At a Multnomah County Board of Commissioners briefing, county transportation staff updated commissioners on the Earthquake Ready Burnside Bridge project and said the project’s updated cost range is $1.6 billion to $1.8 billion, leaving a funding gap of about $860 million to $1 billion.
The project team told the board the increase from an earlier published estimate of about $895 million (from 2022) reflects more detailed design, rising material and labor costs, schedule changes and national market pressures. Staff also said a value-engineering process yielded about $160 million in savings while preserving project equity goals and minority/small-business contracting commitments.

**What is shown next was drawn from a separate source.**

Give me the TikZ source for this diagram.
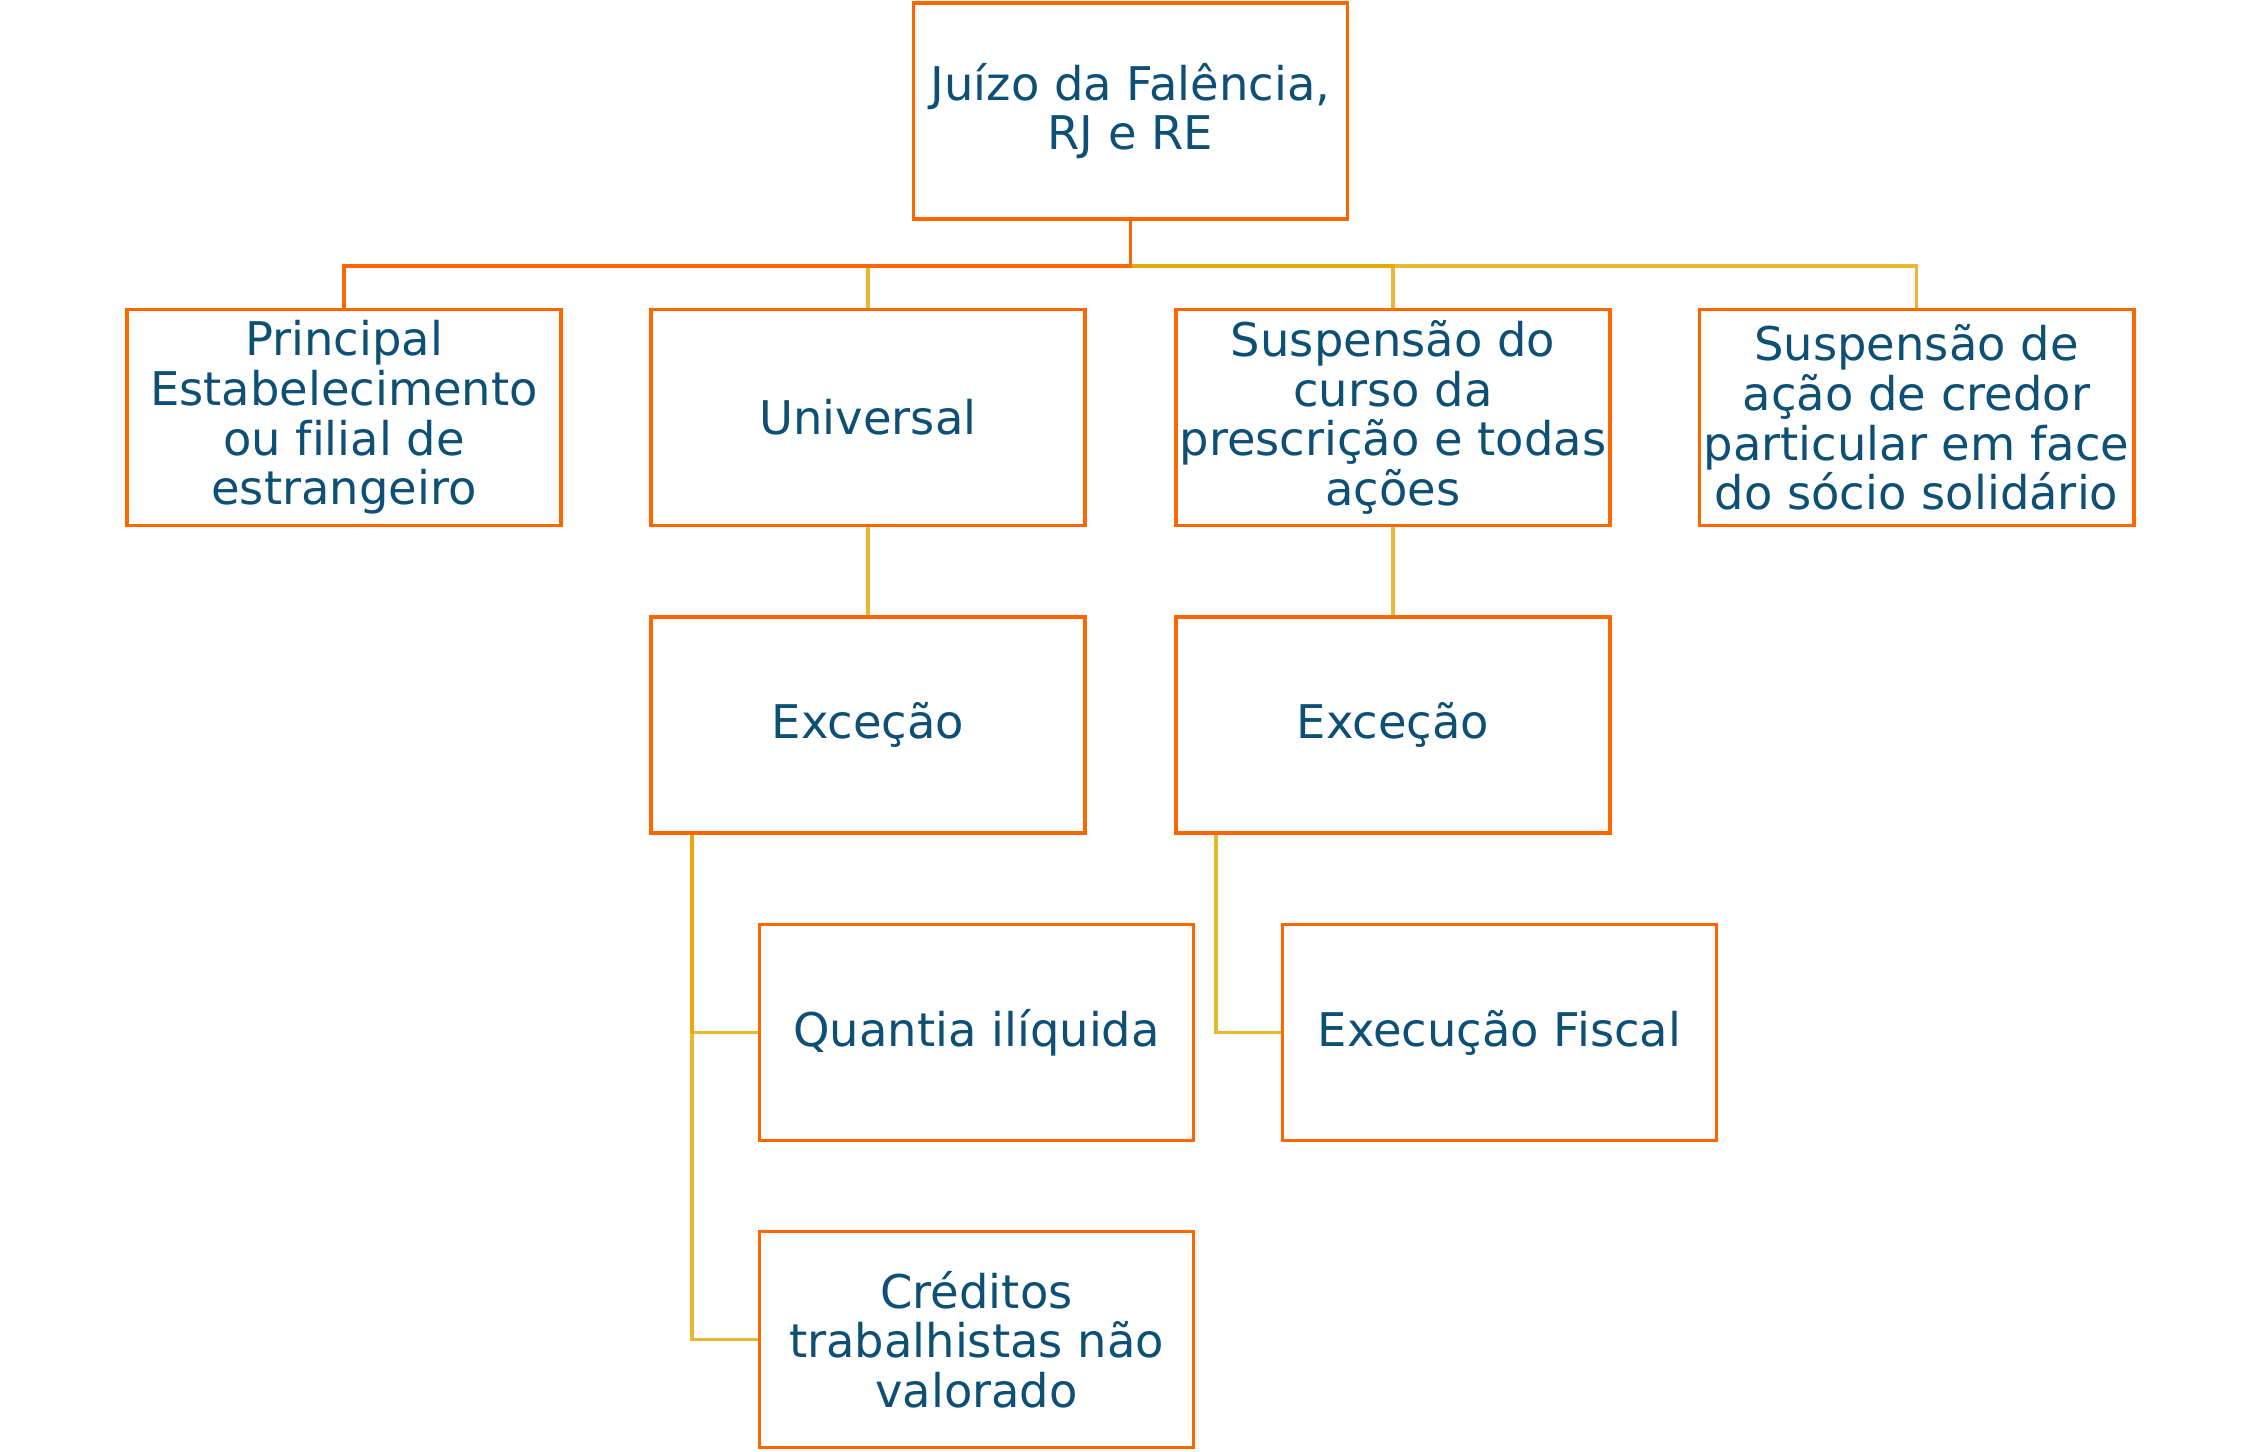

John Hendrickson, transportation division director and county engineer, said the estimate covers all project phases — right-of-way, design, utilities and construction — and includes a 30% contingency and escalation to the midpoint of construction. “We had an estimated a cost of $895,000,000 which we published in 2022,” Hendrickson said, and staff now report an updated range of $1.6 to $1,800,000,000.
Emily Milich, engineering services manager, described the project team’s value-engineering work. “We generated over a 160 different value engineering ideas. Of those ideas, 24 of them we actually advanced to a concept level design and had them priced,” Milich said. She said the team studied lower-cost options and found the current design — after adjustments — remained the least-cost way to meet project goals. Milich said the studied ideas produced about $160 million in savings, primarily by simplifying the movable span and refining pier and column designs.
Megan Veil, an engineering services manager on the project, and Milich described specific design changes: shifting pier locations to reuse portions of existing foundations, changing column shapes for construction efficiency, reducing the number of operator/house structures from two to one, and removing an aesthetic seam in the inverted-Y east-span structure. Milich noted the team did not reduce scopes tied to small-business or disadvantaged-business-enterprise (DBE) requirements.
Staff outlined the project’s funding picture. Hendrickson said the county has secured about $740 million in funds or borrowing capacity for the project to date. That total includes roughly $58 million in vehicle registration fees already collected, a $10 million Metro regional flex funds grant, a $20 million state lottery bond appropriation, and $7 million in other federal grants and appropriations; staff also cited $385 million of anticipated capacity under a Transportation Infrastructure Finance and Innovation Act (TIFIA) loan and an estimated $260 million in vehicle-registration-fee revenue that could be applied during construction. Staff said a pending U.S. Department of Transportation Bridge Investment Program application seeks $447 million but cautioned the award is uncertain under current federal priorities.
Hendrickson said the county’s available funds and potential borrowing still leave an estimated funding shortfall of $860 million to $1 billion for a projected fall 2033 completion date, and that every year the project completion is delayed increases costs by an estimated $30 million to $50 million.
On schedule and next steps, staff said the county will continue design work through fiscal 2026 with a target of 60% design by May 2026, submit long-lead permits and land-use applications, document key design decisions and stakeholder agreements, and prepare a “pickup plan” in fiscal 2027 so the county can move quickly if full funding becomes available. Hendrickson said staff expect to finish the pickup-plan and price the 60% package and update the risk evaluation by January or February 2027. He said the county is pursuing funding but does not yet know when construction will begin.
Commissioners asked about the cost increase, market conditions and whether lower costs could be achieved if construction occurred during a regional downturn. Staff said market conditions are volatile, with nationwide increases in materials and competition for labor, and that there is no clear indication a slowdown will lower costs for this project. Commissioners and staff emphasized preserving workforce, equity and DBE goals; Commissioner Singleton asked specifically how value engineering preserved those commitments, and Milich said the county’s diversity manager reviewed proposed reductions and found none that would cut DBE or small-business opportunities.
Commissioners and staff also noted the project’s regional importance as a seismic lifeline route across the Willamette River and its potential economic impact for Portland and the state. Commissioners thanked staff and community volunteers for their participation in the design process and for the work done to keep the project construction-ready while pursuing federal, state and regional funding.
No formal action or vote was taken at the briefing. Staff said they will continue advancing design and permitting and will return with further updates as funding opportunities materialize.